* _Prompt_
Count how many lines below include the string "this", and give that number without anything else.

* _Supplied records_
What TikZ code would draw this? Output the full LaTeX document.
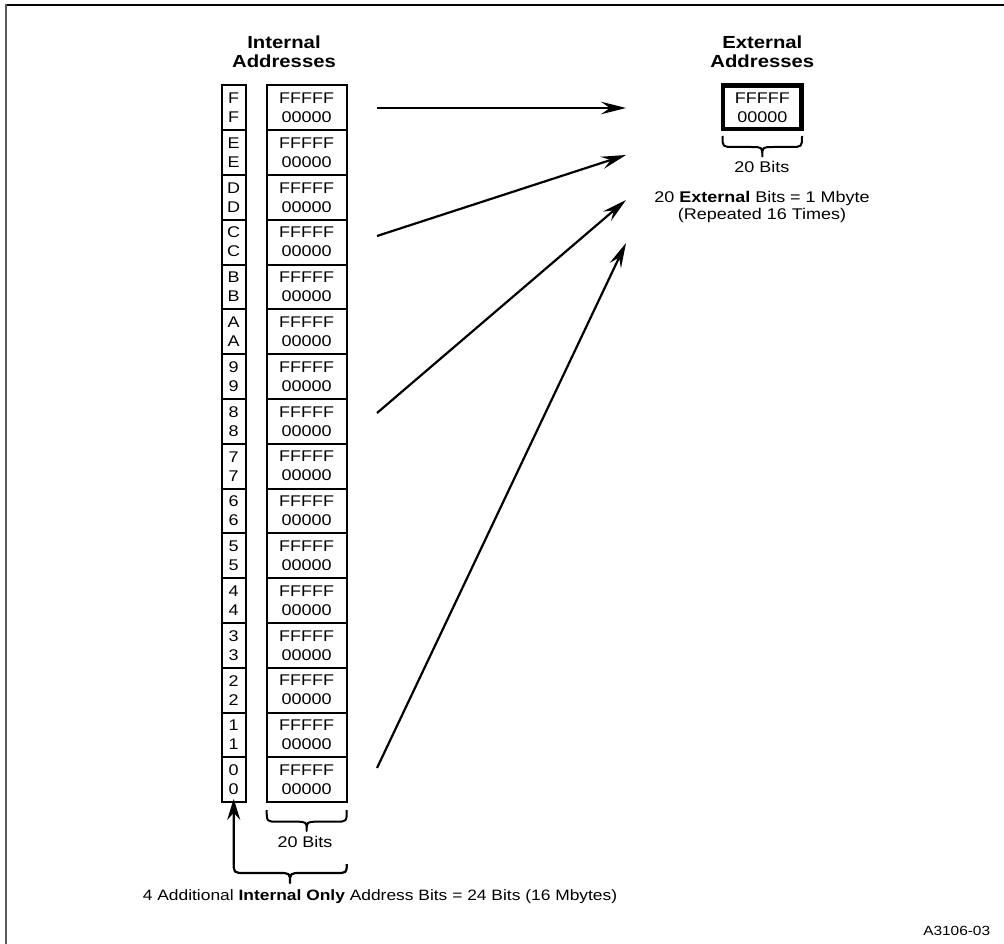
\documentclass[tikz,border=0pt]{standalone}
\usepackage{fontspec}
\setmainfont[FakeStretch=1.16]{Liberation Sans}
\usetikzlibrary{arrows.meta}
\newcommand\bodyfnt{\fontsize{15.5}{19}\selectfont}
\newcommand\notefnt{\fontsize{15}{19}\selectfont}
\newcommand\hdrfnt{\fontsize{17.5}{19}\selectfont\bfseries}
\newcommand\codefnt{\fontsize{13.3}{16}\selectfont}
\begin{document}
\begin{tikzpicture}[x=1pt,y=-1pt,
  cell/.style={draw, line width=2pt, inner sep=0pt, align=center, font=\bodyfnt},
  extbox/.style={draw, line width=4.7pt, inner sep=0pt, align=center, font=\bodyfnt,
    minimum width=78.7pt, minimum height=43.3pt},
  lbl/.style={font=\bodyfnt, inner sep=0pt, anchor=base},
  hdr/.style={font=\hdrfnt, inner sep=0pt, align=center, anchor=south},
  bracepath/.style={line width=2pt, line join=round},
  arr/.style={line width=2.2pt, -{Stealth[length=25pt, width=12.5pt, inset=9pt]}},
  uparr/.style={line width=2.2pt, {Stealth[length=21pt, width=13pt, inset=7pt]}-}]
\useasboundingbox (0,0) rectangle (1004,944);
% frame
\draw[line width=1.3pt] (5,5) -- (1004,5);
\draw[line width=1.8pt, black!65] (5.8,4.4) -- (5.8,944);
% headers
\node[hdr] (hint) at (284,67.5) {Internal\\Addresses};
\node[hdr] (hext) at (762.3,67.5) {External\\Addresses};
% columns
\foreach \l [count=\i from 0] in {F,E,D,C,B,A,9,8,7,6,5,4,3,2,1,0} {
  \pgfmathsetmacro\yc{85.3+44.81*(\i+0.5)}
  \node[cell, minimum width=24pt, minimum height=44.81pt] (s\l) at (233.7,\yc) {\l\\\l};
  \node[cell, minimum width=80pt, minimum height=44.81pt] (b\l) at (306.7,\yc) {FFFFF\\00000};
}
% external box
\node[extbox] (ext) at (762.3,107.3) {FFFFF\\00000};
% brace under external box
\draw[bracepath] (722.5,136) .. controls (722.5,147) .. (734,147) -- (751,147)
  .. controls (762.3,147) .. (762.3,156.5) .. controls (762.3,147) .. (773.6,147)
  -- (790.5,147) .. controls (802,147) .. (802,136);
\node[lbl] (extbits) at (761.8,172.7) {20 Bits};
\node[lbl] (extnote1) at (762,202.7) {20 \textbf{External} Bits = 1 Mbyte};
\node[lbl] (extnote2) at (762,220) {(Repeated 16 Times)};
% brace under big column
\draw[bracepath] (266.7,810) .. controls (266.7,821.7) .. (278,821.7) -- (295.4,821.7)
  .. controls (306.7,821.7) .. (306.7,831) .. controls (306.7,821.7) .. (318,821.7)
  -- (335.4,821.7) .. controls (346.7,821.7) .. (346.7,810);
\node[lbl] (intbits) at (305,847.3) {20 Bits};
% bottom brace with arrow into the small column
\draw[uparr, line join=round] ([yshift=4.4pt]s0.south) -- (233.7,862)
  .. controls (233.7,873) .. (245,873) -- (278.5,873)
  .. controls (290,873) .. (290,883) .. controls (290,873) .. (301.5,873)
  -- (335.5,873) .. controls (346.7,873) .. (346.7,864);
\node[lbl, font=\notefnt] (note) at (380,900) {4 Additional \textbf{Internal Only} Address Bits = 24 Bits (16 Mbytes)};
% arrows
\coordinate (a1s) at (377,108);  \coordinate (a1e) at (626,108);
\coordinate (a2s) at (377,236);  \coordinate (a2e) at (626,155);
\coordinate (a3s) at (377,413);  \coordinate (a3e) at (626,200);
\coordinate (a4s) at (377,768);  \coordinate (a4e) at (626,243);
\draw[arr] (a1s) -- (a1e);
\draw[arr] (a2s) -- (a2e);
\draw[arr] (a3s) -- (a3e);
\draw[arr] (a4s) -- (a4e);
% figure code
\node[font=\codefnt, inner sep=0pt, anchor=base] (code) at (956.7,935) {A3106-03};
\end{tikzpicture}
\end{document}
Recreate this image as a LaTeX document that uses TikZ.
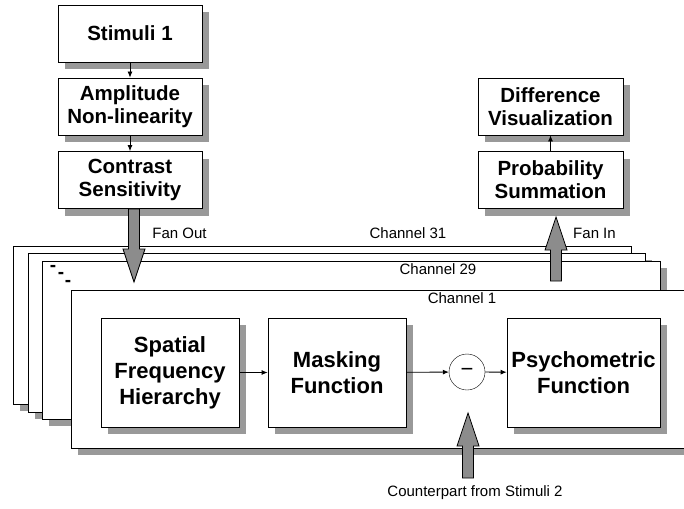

* _Result of the exercise_
2